Thanks… As I said in the original post, I know the work-arounds. The point of my post is that in my opinion Blender should do it automatically (or at least should have the option to do it automatically) because it’s just the way professionals expect animation and editing softwares to behave.


Just use the time-remapping option, and change the end-frame number. For example, say the original frame rate was 25, leave it at that, set the time remap to 25:60, and calculate the new end-frame number as 60÷25× the old one, and now your animation will be rendered at 60fps.

My batch-rendering script (part of the render-useful collection) does this for you.

And then you have to do a simulation and the time scale is completely off…

Look, as I said in my original post, I know how to do it, I’m not here looking for help on how to properly change the frame rate of an animation. This is not what this forum is for.
I’m just here to suggest to the devs that it would be a good feature to have Blender do it properly without needing the extra steps, just like every other animation software does. I don’t know what is hard to understand about that.

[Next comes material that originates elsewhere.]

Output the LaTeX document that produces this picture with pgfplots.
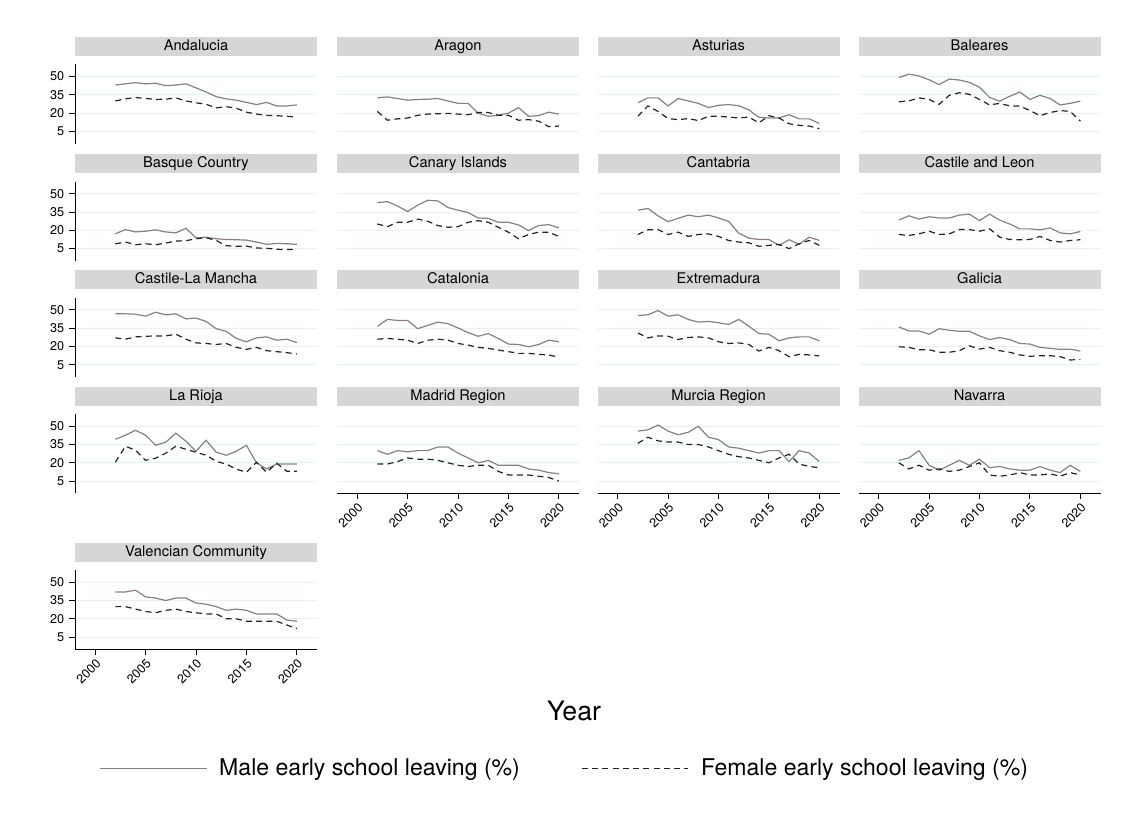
\documentclass[border=0pt]{standalone}
\usepackage{pgfplots}
\pgfplotsset{compat=1.18}
\usepackage{pgfplotstable}
\usepackage{fontspec}
\setmainfont{TeX Gyre Heros}
\definecolor{stripc}{RGB}{214,214,214}
\definecolor{gridc}{RGB}{232,240,242}
\definecolor{malec}{RGB}{130,130,130}
\definecolor{femalec}{RGB}{35,35,35}

\pgfplotstableread{
year m f
2002 43.0 30.0
2003 44.0 31.7
2004 45.0 32.8
2005 44.0 32.0
2006 44.5 31.2
2007 42.5 31.4
2008 43.0 32.5
2009 44.0 30.0
2010 40.7 28.5
2011 37.3 27.2
2012 33.5 24.3
2013 31.7 25.3
2014 30.6 24.0
2015 28.8 20.8
2016 27.0 19.2
2017 28.8 18.2
2018 25.9 17.9
2019 25.9 17.4
2020 26.7 16.8
}\tAnd
\pgfplotstableread{
year m f
2002 32.5 21.4
2003 33.3 14.2
2004 32.0 15.3
2005 30.6 16.0
2006 31.2 18.2
2007 31.4 19.2
2008 32.0 19.5
2009 30.0 19.8
2010 28.0 19.2
2011 28.0 18.7
2012 20.0 20.5
2013 17.4 20.5
2014 18.2 18.2
2015 20.0 18.2
2016 24.5 14.2
2017 17.4 14.7
2018 18.0 13.4
2019 20.8 8.9
2020 19.2 9.4
}\tAra
\pgfplotstableread{
year m f
2002 28.5 17.4
2003 32.5 25.9
2004 32.5 21.4
2005 25.9 15.5
2006 32.0 14.7
2007 30.0 15.5
2008 28.0 13.9
2009 24.5 17.4
2010 26.4 17.4
2011 27.0 16.8
2012 26.1 16.0
2013 22.7 16.8
2014 16.6 12.0
2015 16.0 17.9
2016 16.0 16.0
2017 18.7 11.3
2018 15.3 10.0
2019 15.3 9.4
2020 11.5 7.3
}\tAst
\pgfplotstableread{
year m f
2002 49.2 29.3
2003 51.9 30.0
2004 50.5 32.5
2005 47.3 31.2
2006 43.4 27.2
2007 47.9 34.6
2008 47.1 36.7
2009 45.2 35.4
2010 41.2 31.2
2011 32.8 26.7
2012 29.8 28.0
2013 33.8 25.9
2014 37.3 25.9
2015 31.2 22.1
2016 34.6 17.9
2017 32.0 20.5
2018 26.7 22.1
2019 28.0 21.4
2020 29.8 13.4
}\tBal
\pgfplotstableread{
year m f
2002 17.1 9.0
2003 20.6 10.4
2004 18.7 8.2
2005 19.3 9.0
2006 20.4 8.2
2007 18.7 9.6
2008 17.9 11.2
2009 21.7 11.5
2010 13.9 13.1
2011 14.4 13.9
2012 13.1 11.7
2013 12.5 7.4
2014 12.3 6.9
2015 12.0 7.1
2016 10.4 5.5
2017 8.5 5.3
2018 9.3 4.5
2019 9.0 4.2
2020 8.5 4.5
}\tBas
\pgfplotstableread{
year m f
2002 42.7 25.2
2003 43.5 23.0
2004 40.0 26.6
2005 35.4 26.6
2006 40.6 29.2
2007 44.6 27.4
2008 44.1 23.9
2009 38.7 22.5
2010 36.5 23.0
2011 34.6 26.6
2012 30.1 27.9
2013 29.8 26.6
2014 26.6 22.5
2015 26.6 18.5
2016 24.4 13.1
2017 19.8 16.6
2018 23.9 18.5
2019 24.7 18.5
2020 22.0 15.0
}\tCan
\pgfplotstableread{
year m f
2002 36.5 16.6
2003 37.9 20.4
2004 31.9 20.6
2005 27.1 16.6
2006 29.8 18.5
2007 32.5 15.0
2008 31.1 16.6
2009 32.5 17.1
2010 30.1 15.0
2011 27.4 11.7
2012 17.7 10.4
2013 13.6 9.8
2014 12.5 6.9
2015 12.5 7.7
2016 7.7 8.5
2017 12.3 5.0
2018 8.5 9.0
2019 14.4 11.7
2020 11.7 7.7
}\tCnt
\pgfplotstableread{
year m f
2002 28.4 16.6
2003 31.9 15.8
2004 29.2 17.1
2005 31.1 19.3
2006 30.1 16.6
2007 30.1 17.1
2008 32.5 20.6
2009 33.3 20.6
2010 27.9 19.3
2011 33.3 21.2
2012 28.4 14.4
2013 25.2 12.5
2014 21.2 12.3
2015 21.2 12.5
2016 20.4 15.0
2017 22.0 11.7
2018 17.9 10.4
2019 17.1 11.7
2020 19.0 12.3
}\tCyL
\pgfplotstableread{
year m f
2002 46.8 27.1
2003 46.8 26.0
2004 46.5 27.9
2005 44.9 28.4
2006 48.1 28.7
2007 46.0 28.7
2008 46.8 30.1
2009 42.7 26.0
2010 43.3 23.0
2011 40.6 22.5
2012 34.6 21.7
2013 32.5 22.5
2014 26.6 19.3
2015 23.9 17.7
2016 27.1 19.3
2017 27.9 16.6
2018 25.2 15.8
2019 26.0 15.0
2020 23.3 13.9
}\tCLM
\pgfplotstableread{
year m f
2002 36.5 26.0
2003 42.2 26.6
2004 41.4 26.0
2005 41.4 25.2
2006 34.6 22.5
2007 37.3 25.2
2008 40.0 26.0
2009 38.7 25.2
2010 35.2 22.5
2011 31.4 21.2
2012 28.4 19.3
2013 30.6 18.5
2014 26.6 17.1
2015 22.0 15.8
2016 21.7 14.4
2017 19.8 14.4
2018 21.7 13.6
2019 25.2 13.1
2020 23.9 11.2
}\tCat
\pgfplotstableread{
year m f
2002 45.4 31.1
2003 46.0 27.1
2004 49.5 28.7
2005 44.9 28.4
2006 46.0 25.7
2007 42.2 27.4
2008 40.0 27.9
2009 40.6 27.1
2010 39.5 23.9
2011 38.1 22.5
2012 42.2 23.0
2013 36.8 21.7
2014 30.6 16.3
2015 30.1 19.3
2016 24.7 16.6
2017 27.1 11.7
2018 27.9 13.6
2019 27.9 13.1
2020 24.7 12.3
}\tExt
\pgfplotstableread{
year m f
2002 36.0 19.8
2003 32.8 19.3
2004 32.8 17.4
2005 30.1 17.4
2006 34.6 15.3
2007 33.3 15.3
2008 32.5 16.6
2009 32.5 20.6
2010 28.7 17.9
2011 25.7 19.3
2012 27.4 16.6
2013 25.7 15.3
2014 22.5 13.1
2015 22.0 12.0
2016 19.3 12.5
2017 18.5 12.5
2018 17.7 11.7
2019 17.7 9.0
2020 16.3 9.3
}\tGal
\pgfplotstableread{
year m f
2002 39.3 20.5
2003 42.6 33.6
2004 46.7 30.3
2005 42.6 22.1
2006 34.4 23.8
2007 36.9 27.9
2008 44.3 33.6
2009 37.7 31.1
2010 29.5 28.7
2011 38.5 26.2
2012 28.7 21.3
2013 26.2 18.9
2014 29.5 14.8
2015 34.4 12.3
2016 20.0 20.5
2017 15.0 12.3
2018 19.0 19.7
2019 19.0 13.1
2020 19.0 13.1
}\tRio
\pgfplotstableread{
year m f
2002 30.0 19.0
2003 27.0 19.0
2004 30.0 21.0
2005 29.0 24.0
2006 30.0 23.0
2007 30.0 23.0
2008 33.0 22.0
2009 33.0 20.0
2010 28.0 18.0
2011 24.0 17.0
2012 20.0 18.0
2013 22.0 18.0
2014 18.0 13.0
2015 18.0 10.0
2016 18.0 10.0
2017 15.0 10.0
2018 14.0 9.0
2019 12.0 8.0
2020 11.0 5.0
}\tMad
\pgfplotstableread{
year m f
2002 46.0 36.0
2003 47.0 41.0
2004 51.0 38.0
2005 46.0 37.0
2006 43.0 37.0
2007 45.0 35.0
2008 50.0 35.0
2009 41.0 33.0
2010 39.0 30.0
2011 33.0 27.0
2012 32.0 25.0
2013 30.0 24.0
2014 28.0 22.0
2015 30.0 20.0
2016 30.0 24.0
2017 21.0 27.0
2018 30.0 19.0
2019 28.0 17.0
2020 21.0 16.0
}\tMur
\pgfplotstableread{
year m f
2002 22.0 20.0
2003 24.0 15.0
2004 30.0 18.0
2005 18.0 14.0
2006 14.0 15.0
2007 18.0 13.0
2008 22.0 14.0
2009 18.0 17.0
2010 23.0 20.0
2011 16.0 10.0
2012 17.0 9.0
2013 15.0 10.0
2014 14.0 12.0
2015 14.0 10.0
2016 17.0 10.0
2017 14.0 11.0
2018 12.0 9.0
2019 18.0 12.0
2020 13.0 10.0
}\tNav
\pgfplotstableread{
year m f
2002 42.0 30.0
2003 42.0 30.0
2004 43.5 28.0
2005 38.0 26.0
2006 37.0 25.0
2007 35.0 27.0
2008 37.0 28.0
2009 37.0 26.0
2010 33.0 25.0
2011 32.0 24.0
2012 30.0 24.0
2013 27.0 20.0
2014 28.0 20.0
2015 27.0 18.0
2016 24.0 18.0
2017 24.0 18.0
2018 24.0 18.0
2019 19.0 15.0
2020 18.0 12.0
}\tVal

\pgfplotsset{
  panel/.style={
    scale only axis, width=181.5pt, height=59.5pt,
    xmin=1998, xmax=2022, ymin=-5, ymax=60,
    ytick={5,20,35,50}, xtick={2000,2005,2010,2015,2020},
    xticklabels={}, yticklabels={},
    ymajorgrids, grid style={gridc, line width=0.75pt},
    axis lines*=left, separate axis lines,
    x axis line style={draw=none}, y axis line style={draw=none},
    xtick style={draw=none}, ytick style={draw=none},
    tick align=outside, major tick length=4.5pt,
    tick label style={font=\fontsize{9.5}{11}\selectfont},
    title style={at={(0.5,1)}, anchor=south, yshift=0pt, fill=stripc,
      minimum width=181.5pt, minimum height=14.25pt, inner sep=0pt,
      text height=8pt, text depth=2.2pt,
      font=\fontsize{11}{13}\selectfont},
  },
  ylab/.style={yticklabels={5,20,35,50},
    y axis line style={draw=black, line width=0.75pt},
    ytick style={draw=black, line width=0.75pt}},
  xlab/.style={xticklabels={2000,2005,2010,2015,2020},
    x axis line style={draw=black, line width=0.75pt},
    xtick style={draw=black, line width=0.75pt},
    xticklabel style={rotate=45, anchor=north east, inner sep=1.5pt}},
  male/.style={malec, line width=0.9pt},
  female/.style={femalec, line width=0.9pt, dash pattern=on 4.5pt off 3.2pt},
}

\newcommand{\panel}[5]{%
  \begin{axis}[panel, at={(#1*0.75pt,-#2*0.75pt)}, anchor=north west, title={#3}, #5]
    \addplot[male] table[x=year,y=m]{#4};
    \addplot[female] table[x=year,y=f]{#4};
  \end{axis}}

\begin{document}
\begin{tikzpicture}
\path[use as bounding box] (0,0) rectangle (848.25pt,-619.5pt);
\panel{75}{64.3}{Andalucia}{\tAnd}{ylab}
\panel{337}{64.3}{Aragon}{\tAra}{}
\panel{597.5}{64.3}{Asturias}{\tAst}{}
\panel{858.5}{64.3}{Baleares}{\tBal}{}
\panel{75}{181.5}{Basque Country}{\tBas}{ylab}
\panel{337}{181.5}{Canary Islands}{\tCan}{}
\panel{597.5}{181.5}{Cantabria}{\tCnt}{}
\panel{858.5}{181.5}{Castile and Leon}{\tCyL}{}
\panel{75}{297.7}{Castile-La Mancha}{\tCLM}{ylab}
\panel{337}{297.7}{Catalonia}{\tCat}{}
\panel{597.5}{297.7}{Extremadura}{\tExt}{}
\panel{858.5}{297.7}{Galicia}{\tGal}{}
\panel{75}{414}{La Rioja}{\tRio}{ylab}
\panel{337}{414}{Madrid Region}{\tMad}{xlab}
\panel{597.5}{414}{Murcia Region}{\tMur}{xlab}
\panel{858.5}{414}{Navarra}{\tNav}{xlab}
\panel{75}{570}{Valencian Community}{\tVal}{ylab, xlab,
  legend entries={Male early school leaving (\%), Female early school leaving (\%)},
  legend columns=2,
  legend style={at={(2.025,-1.497)}, anchor=center, draw=none, fill=none,
    font=\fontsize{17.3}{20}\selectfont,
    /tikz/every odd column/.append style={column sep=7pt},
    /tikz/every even column/.append style={column sep=44pt}},
  legend image code/.code={\draw[#1] (0pt,0pt) -- (80pt,0pt);}}
\node[font=\fontsize{20}{24}\selectfont] at (574*0.75pt,-711*0.75pt) {Year};
\end{tikzpicture}
\end{document}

Yes please. I really want this to come to blender… would be really helpful.


I wonder if the Devs have been thinking anything about this ?

As today i was changing framerate of some animations and it reminded me of this thread again.


I don’t think so. I think a feature request would have to be made, but I don’t even know how to do that.

Maybe mention a Animation dev and bring one in this discussion.

I don’t know any. Feel free to mention them if you do.

Hi, @AleMarcati

I know this topic is a bit old, but the problematic is essential for 3D Animation Technique as well. I was looking exactly for the same feature in Blender, and a few workarounds are just too far from ideal (like employing the Time Stretching feature from the Output Properties Tab); without a video, it’s very difficult to explain why this feature is so complicated to use properly for that particular objective.

So, I’ve just watched this very insightful tutorial with that bonus at the end, explaining how to make a “Stop Motion Effect” (yes, that would be exactly what we want: a way to easily emulate different FPS Frequencies on any given, basis Frame Rate in a Animation (say, starting with 24 FPS), by changing mathematical patterns (like, repeat 1 Frame every 2 Frames: [Step Size = 2,000]) directly into the Key Frame Interpolations, so it does change Timing but doesn’t change the Length of the Animation. This can be handily achieved with this incredible Stepped Interpolation Modifier in the NLA Editor. I think this is the right feature, which should solve this problematic at last.


That’s not exactly what the original post was about, but it’s interesting too.